Anti-terrorism police told a news conference that the four detainees were members of the northern Iraq-based radical Islamist group Ansar al-Islam, which Washington has tied to Osama bin Laden's Al-Qaeda, it said.

On Thursday, police said they had made three arrests, but the anti-terrorism squad confirmed that four people had been detained and said they had links with nine Turks held since early last month in the northwestern city of Bursa. They too had ties to Ansar al-Islam, it said.

The news conference also heard that firearms and several dozen remote-control bomb detonators had been seized in two districts in eastern Istanbul, Anatolia said.

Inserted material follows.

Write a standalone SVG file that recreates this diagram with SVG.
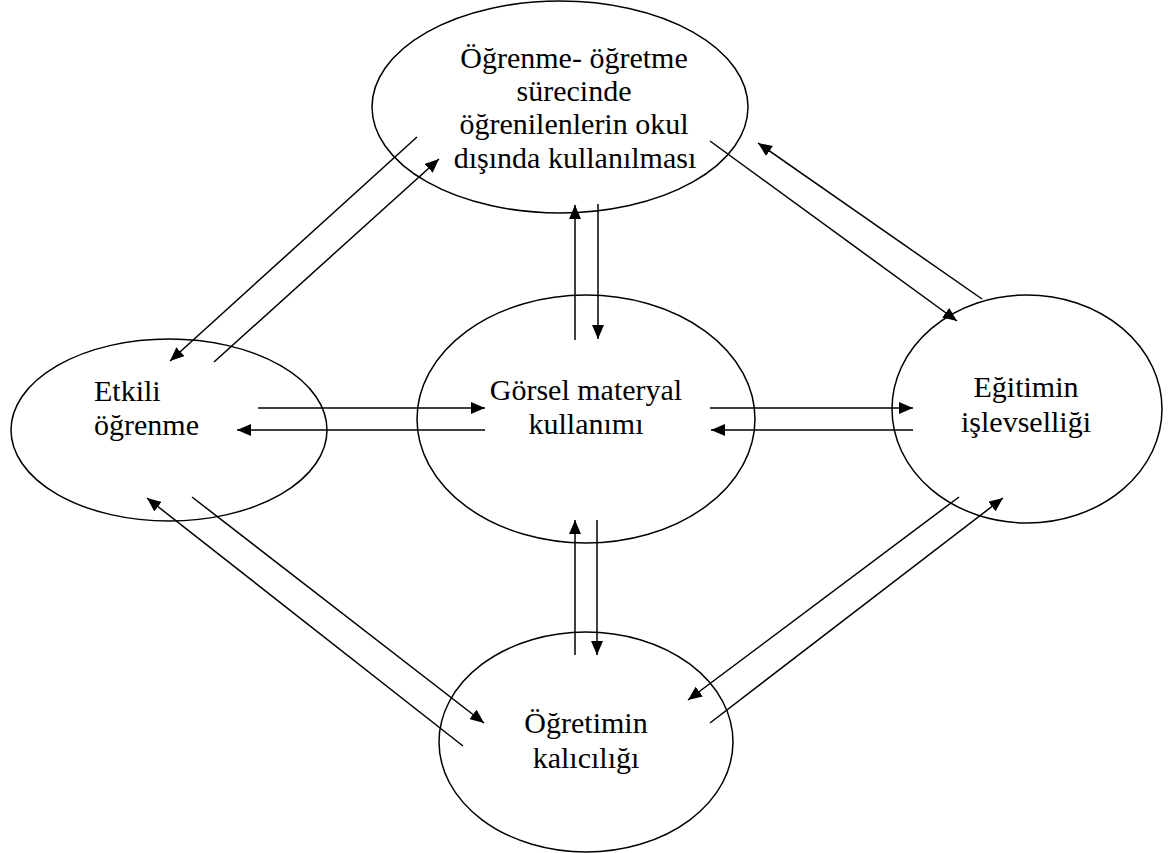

Turkish police in recent weeks have cracked down on both left-wing and Islamist underground groups in preparation for the NATO summit on June 28-29 which will be attended by US President George W. Bush and 45 other heads of state or government.

Security fears have been running high in Istanbul, a sprawling metropolis of more than 10 million people, since suicide bombings against two synagogues, the British consulate and a British bank last November claimed 63 lives and wounded hundreds more.

Authorities blamed the carnage on local Islamist militants tied to Al-Qaeda.

Founded in December 2001, Ansar al-Islam used to control a small enclave in northeastern Iraq before it was crushed by US forces in late March last year.

On March 22, the United States added Ansar al-Islam to its official list of terrorist organizations, saying it was linked to Al-Qaeda and has mounted attacks against US-led forces in Iraq.